• [Task goal]: Write out the material again word for word, dropping any images it holds.

• [Source material]:
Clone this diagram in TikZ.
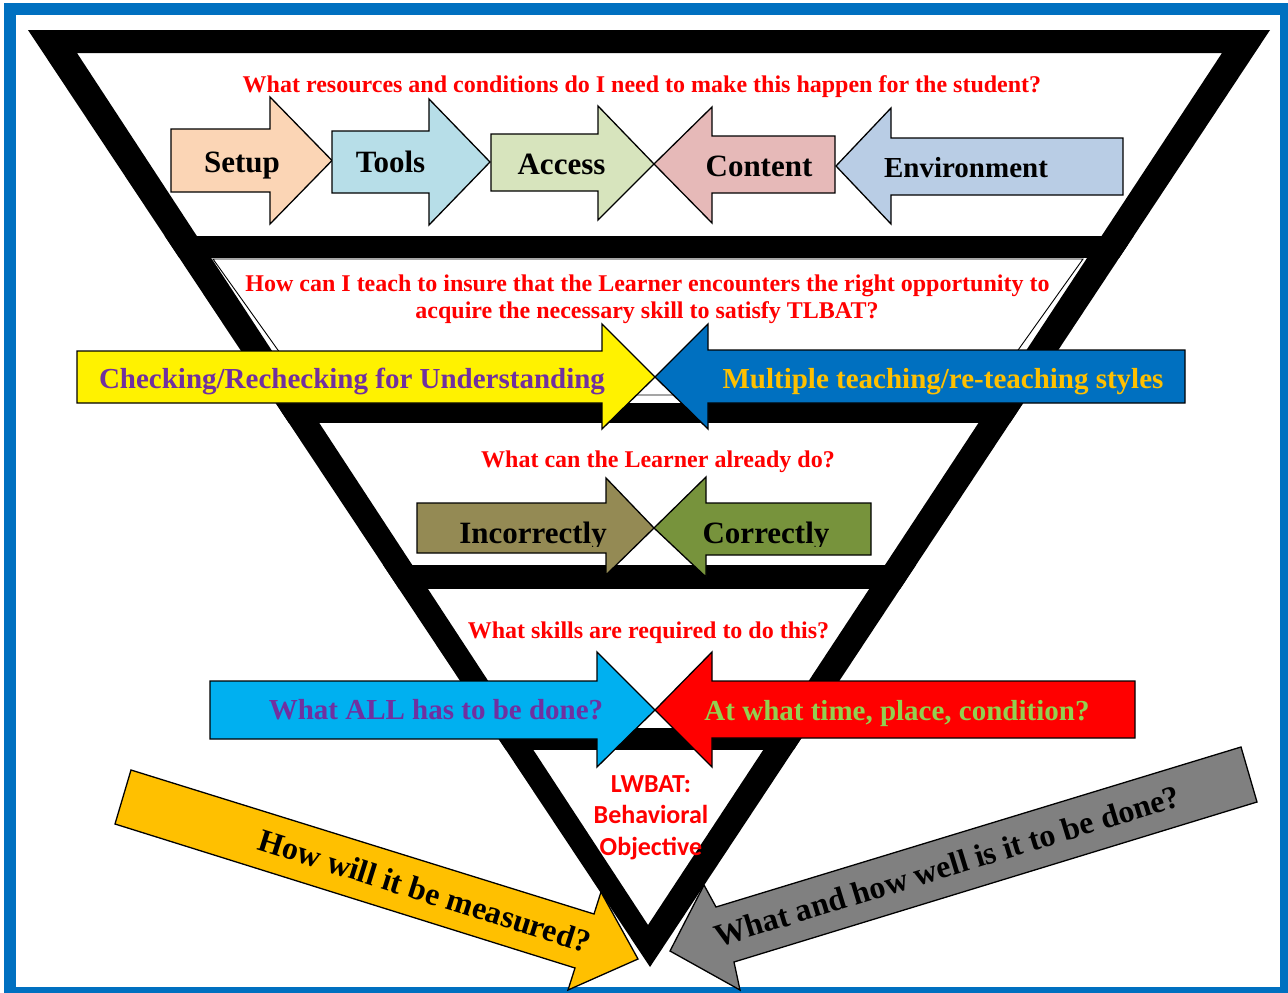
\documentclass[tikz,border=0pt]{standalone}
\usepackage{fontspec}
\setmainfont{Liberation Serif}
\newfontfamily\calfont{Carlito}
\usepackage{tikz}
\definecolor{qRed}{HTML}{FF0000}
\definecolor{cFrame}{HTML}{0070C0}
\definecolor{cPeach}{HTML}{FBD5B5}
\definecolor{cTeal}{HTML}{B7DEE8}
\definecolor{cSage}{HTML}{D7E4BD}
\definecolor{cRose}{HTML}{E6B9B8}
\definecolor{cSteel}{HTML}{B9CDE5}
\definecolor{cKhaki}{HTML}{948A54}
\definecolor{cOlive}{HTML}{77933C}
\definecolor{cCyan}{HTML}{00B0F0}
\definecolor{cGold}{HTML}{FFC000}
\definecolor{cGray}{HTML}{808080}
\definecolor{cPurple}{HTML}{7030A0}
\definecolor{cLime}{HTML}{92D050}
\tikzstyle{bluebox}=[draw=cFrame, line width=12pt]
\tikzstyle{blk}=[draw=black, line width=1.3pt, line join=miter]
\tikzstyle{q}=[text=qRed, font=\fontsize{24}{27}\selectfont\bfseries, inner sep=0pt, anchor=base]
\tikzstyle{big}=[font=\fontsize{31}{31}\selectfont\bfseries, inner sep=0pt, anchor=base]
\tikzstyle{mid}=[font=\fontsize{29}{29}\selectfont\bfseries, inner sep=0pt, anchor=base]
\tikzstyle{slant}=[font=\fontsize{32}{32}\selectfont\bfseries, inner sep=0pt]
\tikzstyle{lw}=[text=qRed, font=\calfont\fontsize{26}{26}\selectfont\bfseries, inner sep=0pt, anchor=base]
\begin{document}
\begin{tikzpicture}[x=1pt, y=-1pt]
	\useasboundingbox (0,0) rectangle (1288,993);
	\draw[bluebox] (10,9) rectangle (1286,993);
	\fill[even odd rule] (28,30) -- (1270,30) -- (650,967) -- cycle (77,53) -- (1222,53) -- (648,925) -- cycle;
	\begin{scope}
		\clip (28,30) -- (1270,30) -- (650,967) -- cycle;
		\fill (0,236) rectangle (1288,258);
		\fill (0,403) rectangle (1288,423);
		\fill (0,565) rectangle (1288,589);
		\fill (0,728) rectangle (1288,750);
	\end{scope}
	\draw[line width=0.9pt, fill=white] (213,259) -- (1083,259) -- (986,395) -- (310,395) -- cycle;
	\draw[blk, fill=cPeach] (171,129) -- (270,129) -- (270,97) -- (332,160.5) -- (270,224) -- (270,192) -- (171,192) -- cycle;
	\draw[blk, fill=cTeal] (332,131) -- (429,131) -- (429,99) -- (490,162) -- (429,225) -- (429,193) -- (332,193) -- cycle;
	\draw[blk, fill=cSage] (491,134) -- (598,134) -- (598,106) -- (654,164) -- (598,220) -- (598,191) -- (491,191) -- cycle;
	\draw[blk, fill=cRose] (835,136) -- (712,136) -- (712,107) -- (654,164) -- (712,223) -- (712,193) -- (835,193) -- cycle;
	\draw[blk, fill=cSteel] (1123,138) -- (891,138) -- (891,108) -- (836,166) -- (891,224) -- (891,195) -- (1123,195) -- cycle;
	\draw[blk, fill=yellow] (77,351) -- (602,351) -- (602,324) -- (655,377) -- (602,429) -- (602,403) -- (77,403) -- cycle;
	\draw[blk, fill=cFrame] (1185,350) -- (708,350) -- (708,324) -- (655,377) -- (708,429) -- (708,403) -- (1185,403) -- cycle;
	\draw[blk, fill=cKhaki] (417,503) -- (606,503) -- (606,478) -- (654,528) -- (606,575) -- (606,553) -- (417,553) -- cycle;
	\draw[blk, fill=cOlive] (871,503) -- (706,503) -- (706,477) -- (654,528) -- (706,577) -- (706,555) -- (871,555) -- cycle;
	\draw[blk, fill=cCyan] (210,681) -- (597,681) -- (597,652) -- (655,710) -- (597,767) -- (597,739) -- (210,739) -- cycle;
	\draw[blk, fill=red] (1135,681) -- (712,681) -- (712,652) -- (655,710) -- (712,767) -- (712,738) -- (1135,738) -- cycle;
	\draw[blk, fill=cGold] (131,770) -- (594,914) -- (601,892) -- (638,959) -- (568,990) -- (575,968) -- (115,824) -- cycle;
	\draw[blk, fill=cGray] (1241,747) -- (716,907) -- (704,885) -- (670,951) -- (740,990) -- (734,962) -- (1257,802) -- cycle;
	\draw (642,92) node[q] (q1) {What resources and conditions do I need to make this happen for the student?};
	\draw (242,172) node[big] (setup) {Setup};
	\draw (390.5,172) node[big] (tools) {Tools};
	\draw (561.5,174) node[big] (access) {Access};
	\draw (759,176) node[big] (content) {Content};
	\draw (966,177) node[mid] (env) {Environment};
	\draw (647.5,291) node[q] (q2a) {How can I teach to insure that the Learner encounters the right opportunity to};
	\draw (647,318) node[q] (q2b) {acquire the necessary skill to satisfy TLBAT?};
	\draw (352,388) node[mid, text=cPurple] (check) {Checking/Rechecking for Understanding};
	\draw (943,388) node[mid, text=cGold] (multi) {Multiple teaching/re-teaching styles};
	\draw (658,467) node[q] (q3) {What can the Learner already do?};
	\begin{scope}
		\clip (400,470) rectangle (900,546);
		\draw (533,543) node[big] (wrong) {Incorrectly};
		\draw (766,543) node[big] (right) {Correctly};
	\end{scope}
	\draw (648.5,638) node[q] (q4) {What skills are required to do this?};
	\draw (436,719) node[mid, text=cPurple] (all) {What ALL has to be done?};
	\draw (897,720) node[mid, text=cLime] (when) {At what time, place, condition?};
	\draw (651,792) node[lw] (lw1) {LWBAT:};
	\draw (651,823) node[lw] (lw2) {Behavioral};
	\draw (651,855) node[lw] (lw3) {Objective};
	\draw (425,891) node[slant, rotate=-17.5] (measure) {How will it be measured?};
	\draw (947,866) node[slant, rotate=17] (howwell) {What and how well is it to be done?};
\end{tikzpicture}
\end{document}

• [Answer for the task]:
Clone this diagram in TikZ.
\documentclass[tikz,border=0pt]{standalone}
\usepackage{fontspec}
\setmainfont{Liberation Serif}
\newfontfamily\calfont{Carlito}
\usepackage{tikz}
\definecolor{qRed}{HTML}{FF0000}
\definecolor{cFrame}{HTML}{0070C0}
\definecolor{cPeach}{HTML}{FBD5B5}
\definecolor{cTeal}{HTML}{B7DEE8}
\definecolor{cSage}{HTML}{D7E4BD}
\definecolor{cRose}{HTML}{E6B9B8}
\definecolor{cSteel}{HTML}{B9CDE5}
\definecolor{cKhaki}{HTML}{948A54}
\definecolor{cOlive}{HTML}{77933C}
\definecolor{cCyan}{HTML}{00B0F0}
\definecolor{cGold}{HTML}{FFC000}
\definecolor{cGray}{HTML}{808080}
\definecolor{cPurple}{HTML}{7030A0}
\definecolor{cLime}{HTML}{92D050}
\tikzstyle{bluebox}=[draw=cFrame, line width=12pt]
\tikzstyle{blk}=[draw=black, line width=1.3pt, line join=miter]
\tikzstyle{q}=[text=qRed, font=\fontsize{24}{27}\selectfont\bfseries, inner sep=0pt, anchor=base]
\tikzstyle{big}=[font=\fontsize{31}{31}\selectfont\bfseries, inner sep=0pt, anchor=base]
\tikzstyle{mid}=[font=\fontsize{29}{29}\selectfont\bfseries, inner sep=0pt, anchor=base]
\tikzstyle{slant}=[font=\fontsize{32}{32}\selectfont\bfseries, inner sep=0pt]
\tikzstyle{lw}=[text=qRed, font=\calfont\fontsize{26}{26}\selectfont\bfseries, inner sep=0pt, anchor=base]
\begin{document}
\begin{tikzpicture}[x=1pt, y=-1pt]
	\useasboundingbox (0,0) rectangle (1288,993);
	\draw[bluebox] (10,9) rectangle (1286,993);
	\fill[even odd rule] (28,30) -- (1270,30) -- (650,967) -- cycle (77,53) -- (1222,53) -- (648,925) -- cycle;
	\begin{scope}
		\clip (28,30) -- (1270,30) -- (650,967) -- cycle;
		\fill (0,236) rectangle (1288,258);
		\fill (0,403) rectangle (1288,423);
		\fill (0,565) rectangle (1288,589);
		\fill (0,728) rectangle (1288,750);
	\end{scope}
	\draw[line width=0.9pt, fill=white] (213,259) -- (1083,259) -- (986,395) -- (310,395) -- cycle;
	\draw[blk, fill=cPeach] (171,129) -- (270,129) -- (270,97) -- (332,160.5) -- (270,224) -- (270,192) -- (171,192) -- cycle;
	\draw[blk, fill=cTeal] (332,131) -- (429,131) -- (429,99) -- (490,162) -- (429,225) -- (429,193) -- (332,193) -- cycle;
	\draw[blk, fill=cSage] (491,134) -- (598,134) -- (598,106) -- (654,164) -- (598,220) -- (598,191) -- (491,191) -- cycle;
	\draw[blk, fill=cRose] (835,136) -- (712,136) -- (712,107) -- (654,164) -- (712,223) -- (712,193) -- (835,193) -- cycle;
	\draw[blk, fill=cSteel] (1123,138) -- (891,138) -- (891,108) -- (836,166) -- (891,224) -- (891,195) -- (1123,195) -- cycle;
	\draw[blk, fill=yellow] (77,351) -- (602,351) -- (602,324) -- (655,377) -- (602,429) -- (602,403) -- (77,403) -- cycle;
	\draw[blk, fill=cFrame] (1185,350) -- (708,350) -- (708,324) -- (655,377) -- (708,429) -- (708,403) -- (1185,403) -- cycle;
	\draw[blk, fill=cKhaki] (417,503) -- (606,503) -- (606,478) -- (654,528) -- (606,575) -- (606,553) -- (417,553) -- cycle;
	\draw[blk, fill=cOlive] (871,503) -- (706,503) -- (706,477) -- (654,528) -- (706,577) -- (706,555) -- (871,555) -- cycle;
	\draw[blk, fill=cCyan] (210,681) -- (597,681) -- (597,652) -- (655,710) -- (597,767) -- (597,739) -- (210,739) -- cycle;
	\draw[blk, fill=red] (1135,681) -- (712,681) -- (712,652) -- (655,710) -- (712,767) -- (712,738) -- (1135,738) -- cycle;
	\draw[blk, fill=cGold] (131,770) -- (594,914) -- (601,892) -- (638,959) -- (568,990) -- (575,968) -- (115,824) -- cycle;
	\draw[blk, fill=cGray] (1241,747) -- (716,907) -- (704,885) -- (670,951) -- (740,990) -- (734,962) -- (1257,802) -- cycle;
	\draw (642,92) node[q] (q1) {What resources and conditions do I need to make this happen for the student?};
	\draw (242,172) node[big] (setup) {Setup};
	\draw (390.5,172) node[big] (tools) {Tools};
	\draw (561.5,174) node[big] (access) {Access};
	\draw (759,176) node[big] (content) {Content};
	\draw (966,177) node[mid] (env) {Environment};
	\draw (647.5,291) node[q] (q2a) {How can I teach to insure that the Learner encounters the right opportunity to};
	\draw (647,318) node[q] (q2b) {acquire the necessary skill to satisfy TLBAT?};
	\draw (352,388) node[mid, text=cPurple] (check) {Checking/Rechecking for Understanding};
	\draw (943,388) node[mid, text=cGold] (multi) {Multiple teaching/re-teaching styles};
	\draw (658,467) node[q] (q3) {What can the Learner already do?};
	\begin{scope}
		\clip (400,470) rectangle (900,546);
		\draw (533,543) node[big] (wrong) {Incorrectly};
		\draw (766,543) node[big] (right) {Correctly};
	\end{scope}
	\draw (648.5,638) node[q] (q4) {What skills are required to do this?};
	\draw (436,719) node[mid, text=cPurple] (all) {What ALL has to be done?};
	\draw (897,720) node[mid, text=cLime] (when) {At what time, place, condition?};
	\draw (651,792) node[lw] (lw1) {LWBAT:};
	\draw (651,823) node[lw] (lw2) {Behavioral};
	\draw (651,855) node[lw] (lw3) {Objective};
	\draw (425,891) node[slant, rotate=-17.5] (measure) {How will it be measured?};
	\draw (947,866) node[slant, rotate=17] (howwell) {What and how well is it to be done?};
\end{tikzpicture}
\end{document}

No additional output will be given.